■ Exercise
Exclude the pictures, then repeat the remaining data exactly.

■ Dataset section
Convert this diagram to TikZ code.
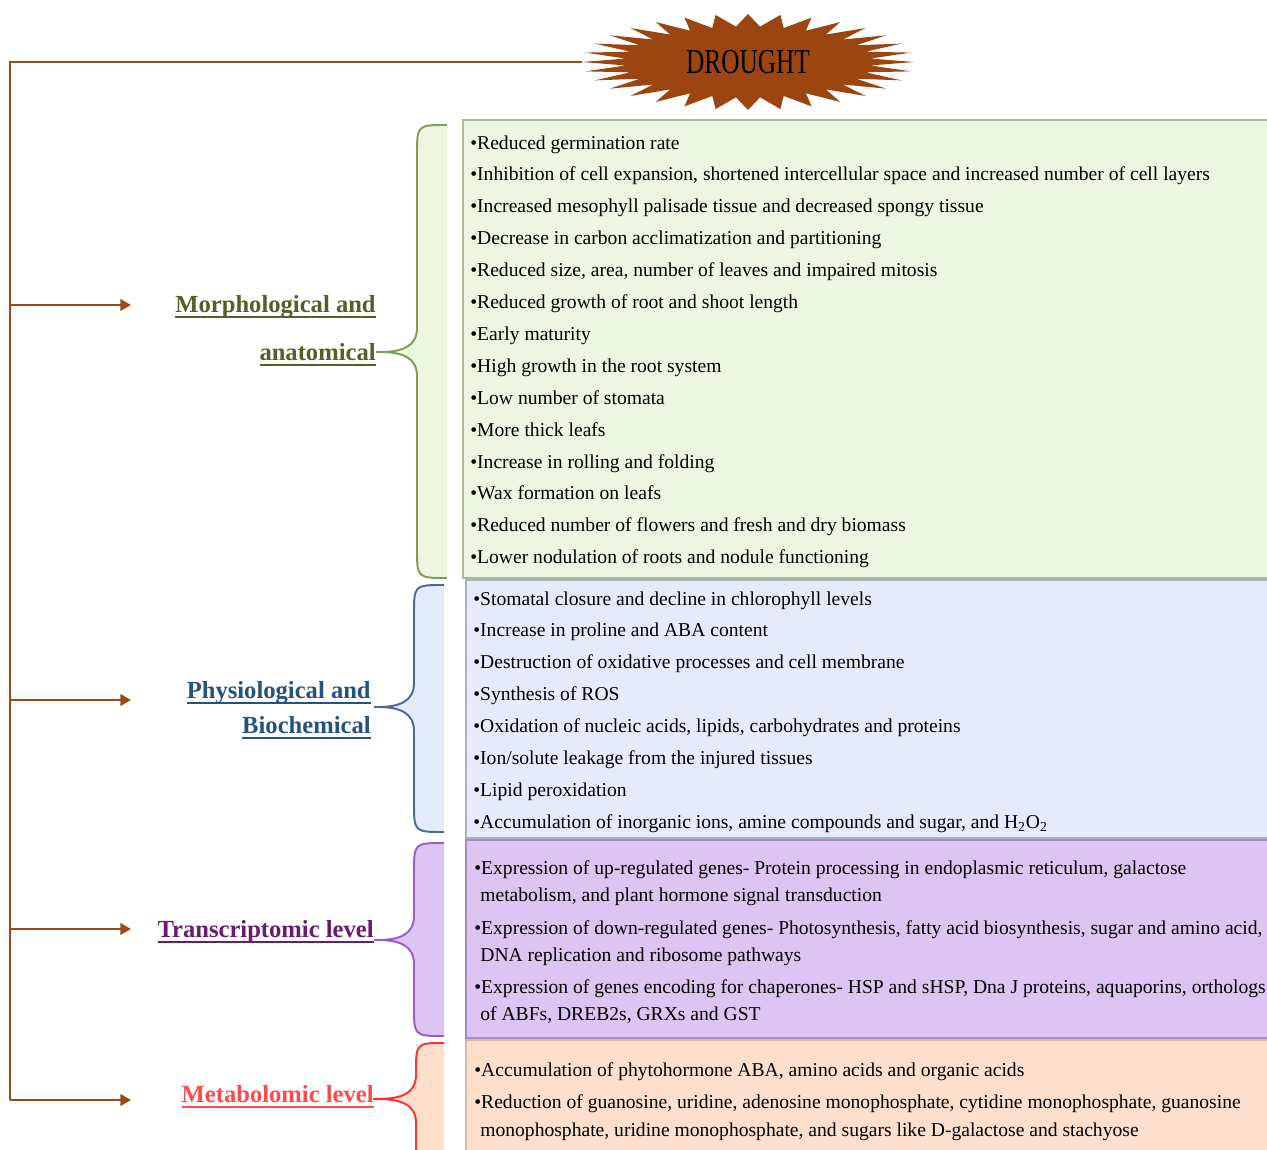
\documentclass[tikz,border=0pt]{standalone}
\usepackage{fontspec}
\setmainfont{Liberation Serif}
\newfontfamily\burstfont{Liberation Serif}[FakeStretch=0.72]
\usepackage{tikz}
\usetikzlibrary{arrows.meta, positioning}
\definecolor{rootbrown}{HTML}{9A4A12}
\definecolor{burst}{HTML}{9C4511}
\definecolor{morphdark}{HTML}{4F6228}
\definecolor{morphpen}{HTML}{7F9C5A}
\definecolor{morphfill}{HTML}{EBF7E1}
\definecolor{morphedge}{HTML}{A9BD97}
\definecolor{physdark}{HTML}{25527F}
\definecolor{physpen}{HTML}{4A6A96}
\definecolor{physfill}{HTML}{E4ECFB}
\definecolor{physedge}{HTML}{A5B2C8}
\definecolor{transdark}{HTML}{6A1B6E}
\definecolor{transpen}{HTML}{9A5CCB}
\definecolor{transfill}{HTML}{DEC4F2}
\definecolor{transedge}{HTML}{A98BC0}
\definecolor{metabdark}{HTML}{FF4B4B}
\definecolor{metabpen}{HTML}{FF3030}
\definecolor{metabfill}{HTML}{FDDFCB}
\definecolor{metabedge}{HTML}{D9B8A6}

% underlined level title
\newcommand{\levelul}[1]{\setbox0\hbox{#1}\rlap{\rule[-3.2pt]{\wd0}{1.2pt}}\box0}

% brace: vertical x, right x, tip x, top y, tip y, bottom y, pen, fill
\newcommand{\levelbrace}[8]{%
  \fill[#8] (#2,#4) .. controls (#1,#4) .. (#1,#4+30) -- (#1,#5-24)
    .. controls (#1,#5-6) and (#1-14,#5) .. (#3,#5)
    .. controls (#1-14,#5) and (#1,#5+6) .. (#1,#5+24)
    -- (#1,#6-30) .. controls (#1,#6) .. (#2,#6) -- cycle;
  \draw[bracepen, #7] (#2,#4) .. controls (#1,#4) .. (#1,#4+30) -- (#1,#5-24)
    .. controls (#1,#5-6) and (#1-14,#5) .. (#3,#5) -- (#3-4,#5) -- (#3,#5)
    .. controls (#1-14,#5) and (#1,#5+6) .. (#1,#5+24)
    -- (#1,#6-30) .. controls (#1,#6) .. (#2,#6);
}

\begin{document}
\begin{tikzpicture}[
    x=0.02cm, y=-0.02cm,
    trunk/.style={draw=rootbrown, line width=1.2pt},
    branch/.style={draw=rootbrown, line width=1.2pt, -{Triangle[length=6pt, width=6.5pt]}},
    bracepen/.style={line width=1.1pt},
    heading/.style={anchor=base east, inner sep=0, font=\fontsize{14}{16}\selectfont\bfseries},
    item/.style={anchor=base west, inner sep=0, font=\fontsize{11.15}{13}\selectfont},
    panel/.style={line width=1pt},
]
\useasboundingbox (0,0) rectangle (1267,1149);

% Drought burst
\fill[burst] (914,62) \foreach \k [evaluate=\k as \a using \k*5.625,
    evaluate=\k as \r using {ifthenelse(mod(\k,2)==0,1,0.74)}] in {1,...,63}
    { -- ({748+166*\r*cos(\a)},{62+48*\r*sin(\a)}) } -- cycle;
\node[minimum width=6.64cm, minimum height=1.9cm, inner sep=0,
    font=\burstfont\fontsize{20}{22}\selectfont] (drought) at (748,62) {DROUGHT};

% Panels
\draw[panel, fill=morphfill, draw=morphedge] (463,120) rectangle (1275,578);
\draw[panel, fill=physfill, draw=physedge] (466,580) rectangle (1275,838);
\draw[panel, fill=transfill, draw=transedge] (466,840) rectangle (1275,1038);
\draw[panel, fill=metabfill, draw=metabedge] (466,1040) rectangle (1275,1160);

% Braces
\levelbrace{417}{447}{380}{125}{352}{578}{morphpen}{morphfill}
\levelbrace{414}{444}{378}{585}{707}{832}{physpen}{physfill}
\levelbrace{414}{444}{378}{843}{940}{1036}{transpen}{transfill}
\levelbrace{416}{444}{377}{1043}{1099}{1190}{metabpen}{metabfill}

% Levels
\node[heading, text=morphdark] (morph1) at (376,312) {\levelul{Morphological and}};
\node[heading, text=morphdark] (morph2) at (376,360) {\levelul{anatomical}};
\node[heading, text=physdark] (phys1) at (371,698) {\levelul{Physiological and}};
\node[heading, text=physdark] (phys2) at (371,733) {\levelul{Biochemical}};
\node[heading, text=transdark] (trans) at (374,937) {\levelul{Transcriptomic level}};
\node[heading, text=metabdark] (metab) at (374,1102) {\levelul{Metabolomic level}};

% Connectors
\coordinate (corner) at (10,62);
\coordinate (s1) at (10,305);
\coordinate (s2) at (10,700);
\coordinate (s3) at (10,929);
\coordinate (s4) at (10,1100);
\coordinate (e1) at (131,305);
\coordinate (e2) at (131,700);
\coordinate (e3) at (131,929);
\coordinate (e4) at (131,1100);
\draw[trunk] (drought.west) -- (corner) -- (s4);
\foreach \i in {1,...,4}
    \draw[branch] (s\i) -- (e\i);

% Morphological and anatomical
\foreach \txt [count=\k from 0] in {
    {Reduced germination rate},
    {Inhibition of cell expansion, shortened intercellular space and increased number of cell layers},
    {Increased mesophyll palisade tissue and decreased spongy tissue},
    {Decrease in carbon acclimatization and partitioning},
    {Reduced size, area, number of leaves and impaired mitosis},
    {Reduced growth of root and shoot length},
    {Early maturity},
    {High growth in the root system},
    {Low number of stomata},
    {More thick leafs},
    {Increase in rolling and folding},
    {Wax formation on leafs},
    {Reduced number of flowers and fresh and dry biomass},
    {Lower nodulation of roots and nodule functioning}}
    \node[item] (m\k) at (470,149+31.9*\k) {\textbullet\txt};

% Physiological and biochemical
\foreach \txt [count=\k from 0] in {
    {Stomatal closure and decline in chlorophyll levels},
    {Increase in proline and ABA content},
    {Destruction of oxidative processes and cell membrane},
    {Synthesis of ROS},
    {Oxidation of nucleic acids, lipids, carbohydrates and proteins},
    {Ion/solute leakage from the injured tissues},
    {Lipid peroxidation},
    {Accumulation of inorganic ions, amine compounds and sugar, and H\textsubscript{2}O\textsubscript{2}}}
    \node[item] (p\k) at (473,605+31.9*\k) {\textbullet\txt};

% Transcriptomic level
\node[item] (t1) at (474,874) {\textbullet Expression of up-regulated genes- Protein processing in endoplasmic reticulum, galactose};
\node[item] (t1b) at (480,901) {metabolism, and plant hormone signal transduction};
\node[item] (t2) at (474,934) {\textbullet Expression of down-regulated genes- Photosynthesis, fatty acid biosynthesis, sugar and amino acid,};
\node[item] (t2b) at (480,961) {DNA replication and ribosome pathways};
\node[item] (t3) at (474,993) {\textbullet Expression of genes encoding for chaperones- HSP and sHSP, Dna J proteins, aquaporins, orthologs};
\node[item] (t3b) at (480,1020) {of ABFs, DREB2s, GRXs and GST};

% Metabolomic level
\node[item] (x1) at (474,1076) {\textbullet Accumulation of phytohormone ABA, amino acids and organic acids};
\node[item] (x2) at (474,1108) {\textbullet Reduction of guanosine, uridine, adenosine monophosphate, cytidine monophosphate, guanosine};
\node[item] (x2b) at (480,1136) {monophosphate, uridine monophosphate, and sugars like D-galactose and stachyose};

\end{tikzpicture}
\end{document}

■ Reply to the exercise
Convert this diagram to TikZ code.
\documentclass[tikz,border=0pt]{standalone}
\usepackage{fontspec}
\setmainfont{Liberation Serif}
\newfontfamily\burstfont{Liberation Serif}[FakeStretch=0.72]
\usepackage{tikz}
\usetikzlibrary{arrows.meta, positioning}
\definecolor{rootbrown}{HTML}{9A4A12}
\definecolor{burst}{HTML}{9C4511}
\definecolor{morphdark}{HTML}{4F6228}
\definecolor{morphpen}{HTML}{7F9C5A}
\definecolor{morphfill}{HTML}{EBF7E1}
\definecolor{morphedge}{HTML}{A9BD97}
\definecolor{physdark}{HTML}{25527F}
\definecolor{physpen}{HTML}{4A6A96}
\definecolor{physfill}{HTML}{E4ECFB}
\definecolor{physedge}{HTML}{A5B2C8}
\definecolor{transdark}{HTML}{6A1B6E}
\definecolor{transpen}{HTML}{9A5CCB}
\definecolor{transfill}{HTML}{DEC4F2}
\definecolor{transedge}{HTML}{A98BC0}
\definecolor{metabdark}{HTML}{FF4B4B}
\definecolor{metabpen}{HTML}{FF3030}
\definecolor{metabfill}{HTML}{FDDFCB}
\definecolor{metabedge}{HTML}{D9B8A6}

% underlined level title
\newcommand{\levelul}[1]{\setbox0\hbox{#1}\rlap{\rule[-3.2pt]{\wd0}{1.2pt}}\box0}

% brace: vertical x, right x, tip x, top y, tip y, bottom y, pen, fill
\newcommand{\levelbrace}[8]{%
  \fill[#8] (#2,#4) .. controls (#1,#4) .. (#1,#4+30) -- (#1,#5-24)
    .. controls (#1,#5-6) and (#1-14,#5) .. (#3,#5)
    .. controls (#1-14,#5) and (#1,#5+6) .. (#1,#5+24)
    -- (#1,#6-30) .. controls (#1,#6) .. (#2,#6) -- cycle;
  \draw[bracepen, #7] (#2,#4) .. controls (#1,#4) .. (#1,#4+30) -- (#1,#5-24)
    .. controls (#1,#5-6) and (#1-14,#5) .. (#3,#5) -- (#3-4,#5) -- (#3,#5)
    .. controls (#1-14,#5) and (#1,#5+6) .. (#1,#5+24)
    -- (#1,#6-30) .. controls (#1,#6) .. (#2,#6);
}

\begin{document}
\begin{tikzpicture}[
    x=0.02cm, y=-0.02cm,
    trunk/.style={draw=rootbrown, line width=1.2pt},
    branch/.style={draw=rootbrown, line width=1.2pt, -{Triangle[length=6pt, width=6.5pt]}},
    bracepen/.style={line width=1.1pt},
    heading/.style={anchor=base east, inner sep=0, font=\fontsize{14}{16}\selectfont\bfseries},
    item/.style={anchor=base west, inner sep=0, font=\fontsize{11.15}{13}\selectfont},
    panel/.style={line width=1pt},
]
\useasboundingbox (0,0) rectangle (1267,1149);

% Drought burst
\fill[burst] (914,62) \foreach \k [evaluate=\k as \a using \k*5.625,
    evaluate=\k as \r using {ifthenelse(mod(\k,2)==0,1,0.74)}] in {1,...,63}
    { -- ({748+166*\r*cos(\a)},{62+48*\r*sin(\a)}) } -- cycle;
\node[minimum width=6.64cm, minimum height=1.9cm, inner sep=0,
    font=\burstfont\fontsize{20}{22}\selectfont] (drought) at (748,62) {DROUGHT};

% Panels
\draw[panel, fill=morphfill, draw=morphedge] (463,120) rectangle (1275,578);
\draw[panel, fill=physfill, draw=physedge] (466,580) rectangle (1275,838);
\draw[panel, fill=transfill, draw=transedge] (466,840) rectangle (1275,1038);
\draw[panel, fill=metabfill, draw=metabedge] (466,1040) rectangle (1275,1160);

% Braces
\levelbrace{417}{447}{380}{125}{352}{578}{morphpen}{morphfill}
\levelbrace{414}{444}{378}{585}{707}{832}{physpen}{physfill}
\levelbrace{414}{444}{378}{843}{940}{1036}{transpen}{transfill}
\levelbrace{416}{444}{377}{1043}{1099}{1190}{metabpen}{metabfill}

% Levels
\node[heading, text=morphdark] (morph1) at (376,312) {\levelul{Morphological and}};
\node[heading, text=morphdark] (morph2) at (376,360) {\levelul{anatomical}};
\node[heading, text=physdark] (phys1) at (371,698) {\levelul{Physiological and}};
\node[heading, text=physdark] (phys2) at (371,733) {\levelul{Biochemical}};
\node[heading, text=transdark] (trans) at (374,937) {\levelul{Transcriptomic level}};
\node[heading, text=metabdark] (metab) at (374,1102) {\levelul{Metabolomic level}};

% Connectors
\coordinate (corner) at (10,62);
\coordinate (s1) at (10,305);
\coordinate (s2) at (10,700);
\coordinate (s3) at (10,929);
\coordinate (s4) at (10,1100);
\coordinate (e1) at (131,305);
\coordinate (e2) at (131,700);
\coordinate (e3) at (131,929);
\coordinate (e4) at (131,1100);
\draw[trunk] (drought.west) -- (corner) -- (s4);
\foreach \i in {1,...,4}
    \draw[branch] (s\i) -- (e\i);

% Morphological and anatomical
\foreach \txt [count=\k from 0] in {
    {Reduced germination rate},
    {Inhibition of cell expansion, shortened intercellular space and increased number of cell layers},
    {Increased mesophyll palisade tissue and decreased spongy tissue},
    {Decrease in carbon acclimatization and partitioning},
    {Reduced size, area, number of leaves and impaired mitosis},
    {Reduced growth of root and shoot length},
    {Early maturity},
    {High growth in the root system},
    {Low number of stomata},
    {More thick leafs},
    {Increase in rolling and folding},
    {Wax formation on leafs},
    {Reduced number of flowers and fresh and dry biomass},
    {Lower nodulation of roots and nodule functioning}}
    \node[item] (m\k) at (470,149+31.9*\k) {\textbullet\txt};

% Physiological and biochemical
\foreach \txt [count=\k from 0] in {
    {Stomatal closure and decline in chlorophyll levels},
    {Increase in proline and ABA content},
    {Destruction of oxidative processes and cell membrane},
    {Synthesis of ROS},
    {Oxidation of nucleic acids, lipids, carbohydrates and proteins},
    {Ion/solute leakage from the injured tissues},
    {Lipid peroxidation},
    {Accumulation of inorganic ions, amine compounds and sugar, and H\textsubscript{2}O\textsubscript{2}}}
    \node[item] (p\k) at (473,605+31.9*\k) {\textbullet\txt};

% Transcriptomic level
\node[item] (t1) at (474,874) {\textbullet Expression of up-regulated genes- Protein processing in endoplasmic reticulum, galactose};
\node[item] (t1b) at (480,901) {metabolism, and plant hormone signal transduction};
\node[item] (t2) at (474,934) {\textbullet Expression of down-regulated genes- Photosynthesis, fatty acid biosynthesis, sugar and amino acid,};
\node[item] (t2b) at (480,961) {DNA replication and ribosome pathways};
\node[item] (t3) at (474,993) {\textbullet Expression of genes encoding for chaperones- HSP and sHSP, Dna J proteins, aquaporins, orthologs};
\node[item] (t3b) at (480,1020) {of ABFs, DREB2s, GRXs and GST};

% Metabolomic level
\node[item] (x1) at (474,1076) {\textbullet Accumulation of phytohormone ABA, amino acids and organic acids};
\node[item] (x2) at (474,1108) {\textbullet Reduction of guanosine, uridine, adenosine monophosphate, cytidine monophosphate, guanosine};
\node[item] (x2b) at (480,1136) {monophosphate, uridine monophosphate, and sugars like D-galactose and stachyose};

\end{tikzpicture}
\end{document}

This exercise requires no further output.